Back in 1982, long before Bridget Jones turned feckless romance and menstrual cramps into bestselling silliness, playwright and comic novelist Townsend introduced The Secret Diary of Adrian Mole Aged, 13 3/4. Over the years, the precocious adolescent who wrote bad poetry and made hilariously misinformed comments about his dysfunctional family, has grown—though not necessarily up. This sixth installment covers Adrian’s misadventures, with sarcastic side glances at national events, from March 1997 to May 1998, and opens with 31-year-old Adrian, author of an unpublished novel, employed as a chef at the Hoi Polloi, a fashionable Soho restaurant that serves such ineptly prepared “traditional” English fare as overcooked frozen liver and runny Yorkshire pudding (from the kitchen, Adrian glimpses Bridget Jones grimacing over dinner). His Nigerian wife Jo Jo has fled back to Africa while their three-year-old offspring, William, stays with Adrian’s father, George, who is chronically depressed because he can’t get it up anymore, and mother, Pauline, who is having an affair with Ivan Braithwaite, the father of Adrian’s first girlfriend, the voluptuous Dr. Pandora Braithwaite, who is also Adrian’s first and, so far, unrequited love. The diaries open with Adrian’s cautious surprise at Tony Blair’s election, for who should ride in on Blair’s coattails as the new MP for Ashby-de-la-Zouch?
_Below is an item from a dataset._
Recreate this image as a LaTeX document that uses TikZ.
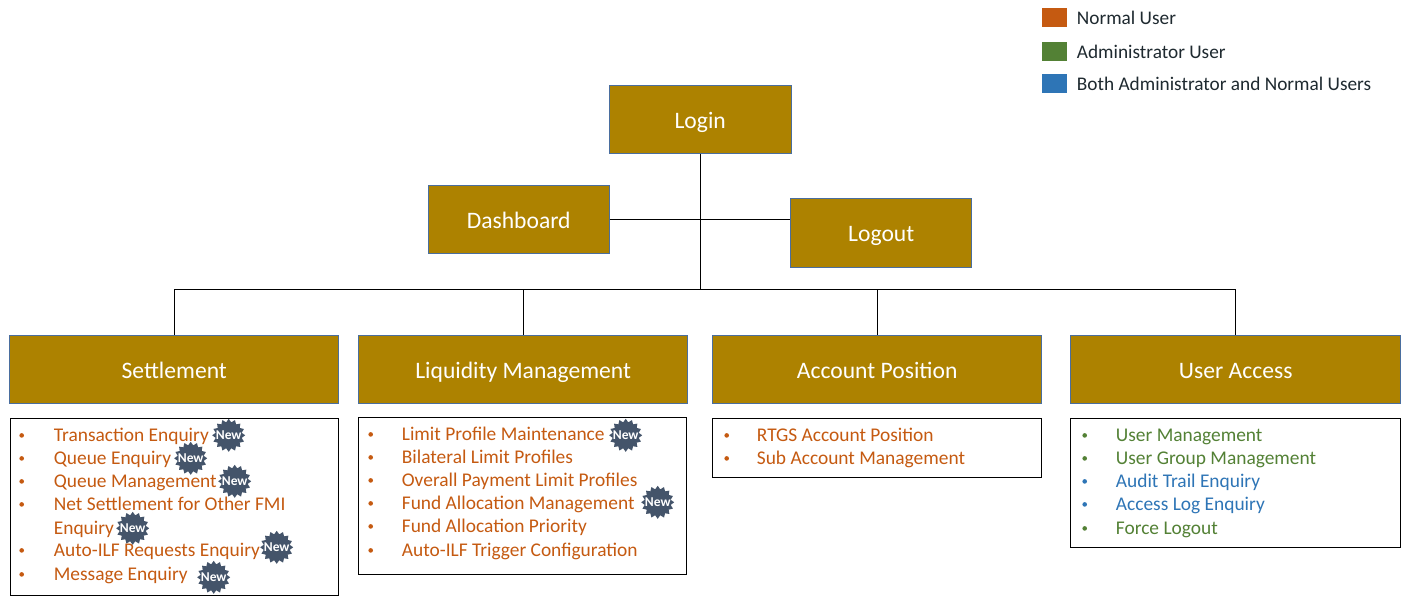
\documentclass[tikz,border=0pt]{standalone}
\usepackage{fontspec}
\setmainfont{Carlito}
\usetikzlibrary{shapes.geometric,calc}
\definecolor{gold}{HTML}{AD8200}
\definecolor{goldedge}{HTML}{4A6E9E}
\definecolor{normalc}{HTML}{C55A11}
\definecolor{adminc}{HTML}{538135}
\definecolor{bothc}{HTML}{2E75B6}
\definecolor{starc}{HTML}{44546A}
\definecolor{legtext}{HTML}{1F2A30}
\tikzset{
  x=1pt,y=-1pt,
  head/.style={draw=goldedge,line width=1pt,fill=gold,text=white,font=\fontsize{23.6}{25}\selectfont,minimum height=68pt,inner sep=0pt,text height=23pt,text depth=5pt,anchor=north west},
  listbox/.style={draw=black,line width=0.9pt,fill=white,inner sep=0pt,anchor=north west},
  conn/.style={draw=black,line width=0.9pt},
  item/.style={anchor=base west,inner sep=0pt,yshift=-0.7pt,font=\fontsize{19.4}{21}\selectfont},
  bull/.style={anchor=center,inner sep=0pt,circle,yshift=-0.7pt,minimum size=4.6pt},
  legbox/.style={anchor=north west,inner sep=0pt,minimum width=25pt,minimum height=19pt},
  legtxt/.style={anchor=base west,inner sep=0pt,yshift=-1pt,text=legtext,font=\fontsize{19.3}{21}\selectfont},
  burst/.style={star,star points=16,star point ratio=1.25,yshift=-0.6pt,fill=starc,inner sep=0pt,minimum size=33pt},
  bursttxt/.style={inner sep=0pt,yshift=-0.6pt,text=white,font=\bfseries\fontsize{13.5}{14}\selectfont},
}
\newcommand{\burstat}[3]{\node[burst] (#1) at (#2,#3) {};\node[bursttxt] (#1t) at (#2,#3) {New};}
\newcommand{\listrow}[6]{% name bulletx textx baseline colour text
  \node[bull,fill=#5] (#1b) at (#2,#4-6) {};
  \node[item,text=#5] (#1) at (#3,#4) {#6};}
\newcommand{\controw}[5]{\node[item,text=#4] (#1) at (#2,#3) {#5};}
\begin{document}
\begin{tikzpicture}
\useasboundingbox (0.3,0.3) rectangle (1408.3,595.3);
\fill[white] (0.3,0.3) rectangle (1408.3,595.3);

% heads
\node[head,minimum width=182pt] (login) at (609,85) {Login};
\node[head,minimum width=181pt] (dash) at (428,185) {Dashboard};
\node[head,minimum width=181pt,minimum height=69pt] (logout) at (790.5,198) {Logout};
\node[head,minimum width=329pt] (settle) at (9.5,335.5) {Settlement};
\node[head,minimum width=329pt] (liq) at (358.5,335.5) {Liquidity Management};
\node[head,minimum width=329pt] (acct) at (712.5,335.5) {Account Position};
\node[head,minimum width=330pt] (user) at (1070.5,335.5) {User Access};

% connectors
\coordinate (bus) at (700.5,289.5);
\draw[conn] (login.south) -- (bus);
\draw[conn] (dash.east) -- (dash.east -| logout.west);
\draw[conn] (settle.north |- bus) -- (user.north |- bus);
\draw[conn] (settle.north |- bus) -- (settle.north);
\draw[conn] (liq.north |- bus) -- (liq.north);
\draw[conn] (acct.north |- bus) -- (acct.north);
\draw[conn] (user.north |- bus) -- (user.north);

% list boxes
\node[listbox,minimum width=328pt,minimum height=177pt] (b1) at (10,418) {};
\node[listbox,minimum width=328pt,minimum height=157pt] (b2) at (358.5,417) {};
\node[listbox,minimum width=329pt,minimum height=59pt] (b3) at (712.5,418) {};
\node[listbox,minimum width=330pt,minimum height=129pt] (b4) at (1070.5,418) {};

% settlement
\listrow{a1}{22}{54}{441}{normalc}{Transaction Enquiry}
\listrow{a2}{22}{54}{464}{normalc}{Queue Enquiry}
\listrow{a3}{22}{54}{487}{normalc}{Queue Management}
\listrow{a4}{22}{54}{510}{normalc}{Net Settlement for Other FMI}
\controw{a5}{54}{534}{normalc}{Enquiry}
\listrow{a6}{22}{54}{556}{normalc}{Auto-ILF Requests Enquiry}
\listrow{a7}{22}{54}{580}{normalc}{Message Enquiry}
\burstat{s1}{229}{435}
\burstat{s2}{191}{458}
\burstat{s3}{235}{481}
\burstat{s4}{133}{528}
\burstat{s5}{277}{547}
\burstat{s6}{214}{577}

% liquidity
\listrow{l1}{371}{402}{440}{normalc}{Limit Profile Maintenance}
\listrow{l2}{371}{402}{463}{normalc}{Bilateral Limit Profiles}
\listrow{l3}{371}{402}{486}{normalc}{Overall Payment Limit Profiles}
\listrow{l4}{371}{402}{509}{normalc}{Fund Allocation Management}
\listrow{l5}{371}{402}{532}{normalc}{Fund Allocation Priority}
\listrow{l6}{371}{402}{556}{normalc}{Auto-ILF Trigger Configuration}
\burstat{s7}{626}{435}
\burstat{s8}{658}{502}

% account
\listrow{c1}{727}{757}{441}{normalc}{RTGS Account Position}
\listrow{c2}{727}{757}{464}{normalc}{Sub Account Management}

% user access
\listrow{u1}{1085}{1116}{441}{adminc}{User Management}
\listrow{u2}{1085}{1116}{464}{adminc}{User Group Management}
\listrow{u3}{1085}{1116}{487}{bothc}{Audit Trail Enquiry}
\listrow{u4}{1085}{1116}{510}{bothc}{Access Log Enquiry}
\listrow{u5}{1085}{1116}{534}{adminc}{Force Logout}

% legend
\node[legbox,fill=normalc] (k1) at (1042,8.5) {};
\node[legbox,fill=adminc] (k2) at (1042,42) {};
\node[legbox,fill=bothc] (k3) at (1042,74.5) {};
\node[legtxt] (k1t) at (1077,24) {Normal User};
\node[legtxt] (k2t) at (1077,58) {Administrator User};
\node[legtxt] (k3t) at (1077,90) {Both Administrator and Normal Users};
\end{tikzpicture}
\end{document}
Adrian contemplates celibacy, makes a short-lived TV cooking show called Offally Good!, Princess Di is killed in a car crash, Adrian’s father has an affair with Ivan Braithwaite’s wife, the Hoi Polloi is closed when foot fungus is found in a sink and, incredibly, Pandora and Adrian wind up in bed.
Some of Townsend’s veddy British jokes don’t cross the Atlantic, but those that do are funny, frivolous, and devastatingly dead-on.